Wherever the string "matplotlib" appears in a line, extract that line.

---

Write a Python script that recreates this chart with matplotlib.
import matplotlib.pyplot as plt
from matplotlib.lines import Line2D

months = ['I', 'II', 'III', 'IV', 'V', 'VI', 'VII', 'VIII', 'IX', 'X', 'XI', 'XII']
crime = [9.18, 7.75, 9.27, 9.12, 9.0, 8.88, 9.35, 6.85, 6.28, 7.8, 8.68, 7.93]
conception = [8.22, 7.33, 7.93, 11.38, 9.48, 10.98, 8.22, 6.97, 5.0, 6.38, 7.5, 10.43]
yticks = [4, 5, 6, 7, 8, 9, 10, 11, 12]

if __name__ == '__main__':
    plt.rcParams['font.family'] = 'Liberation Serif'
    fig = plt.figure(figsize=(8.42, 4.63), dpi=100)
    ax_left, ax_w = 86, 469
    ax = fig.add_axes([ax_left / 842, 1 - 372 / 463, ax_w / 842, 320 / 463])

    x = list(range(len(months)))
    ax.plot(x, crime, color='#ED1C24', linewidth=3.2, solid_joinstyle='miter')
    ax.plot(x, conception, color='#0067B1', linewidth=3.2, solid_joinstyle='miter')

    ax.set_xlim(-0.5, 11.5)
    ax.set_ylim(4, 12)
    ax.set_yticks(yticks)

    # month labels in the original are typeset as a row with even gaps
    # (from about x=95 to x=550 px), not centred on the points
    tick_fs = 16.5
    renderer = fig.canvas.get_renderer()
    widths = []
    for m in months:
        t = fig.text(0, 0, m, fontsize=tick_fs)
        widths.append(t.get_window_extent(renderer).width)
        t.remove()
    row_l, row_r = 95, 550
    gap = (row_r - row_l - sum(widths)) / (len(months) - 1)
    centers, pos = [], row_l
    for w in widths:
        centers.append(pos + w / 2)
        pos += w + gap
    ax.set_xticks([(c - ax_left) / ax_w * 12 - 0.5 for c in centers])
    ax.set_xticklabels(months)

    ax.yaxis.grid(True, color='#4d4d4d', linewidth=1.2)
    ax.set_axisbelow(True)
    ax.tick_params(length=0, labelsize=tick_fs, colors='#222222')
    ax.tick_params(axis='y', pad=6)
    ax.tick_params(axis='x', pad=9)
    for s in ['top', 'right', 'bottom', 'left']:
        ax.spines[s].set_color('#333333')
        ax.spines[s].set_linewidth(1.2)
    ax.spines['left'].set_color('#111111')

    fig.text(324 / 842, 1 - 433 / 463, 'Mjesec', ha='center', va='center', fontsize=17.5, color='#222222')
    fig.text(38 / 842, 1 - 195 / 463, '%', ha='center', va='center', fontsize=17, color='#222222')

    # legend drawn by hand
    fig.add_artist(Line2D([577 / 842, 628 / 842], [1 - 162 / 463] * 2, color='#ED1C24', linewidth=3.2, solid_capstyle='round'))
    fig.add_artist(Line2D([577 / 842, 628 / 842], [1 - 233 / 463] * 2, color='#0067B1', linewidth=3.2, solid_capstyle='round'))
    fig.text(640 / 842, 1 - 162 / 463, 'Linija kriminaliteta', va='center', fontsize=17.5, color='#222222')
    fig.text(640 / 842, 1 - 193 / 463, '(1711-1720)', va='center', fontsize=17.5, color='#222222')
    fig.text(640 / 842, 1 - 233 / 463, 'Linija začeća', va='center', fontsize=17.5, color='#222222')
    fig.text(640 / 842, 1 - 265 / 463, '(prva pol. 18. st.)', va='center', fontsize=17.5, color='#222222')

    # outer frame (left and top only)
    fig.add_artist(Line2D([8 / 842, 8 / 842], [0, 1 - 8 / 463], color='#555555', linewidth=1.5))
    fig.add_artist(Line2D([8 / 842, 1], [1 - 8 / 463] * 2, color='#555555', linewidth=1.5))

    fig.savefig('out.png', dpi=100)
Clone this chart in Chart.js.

---

• [PROBLEM SOLUTION]:
Write a Python script that recreates this chart with matplotlib.
import matplotlib.pyplot as plt
from matplotlib.lines import Line2D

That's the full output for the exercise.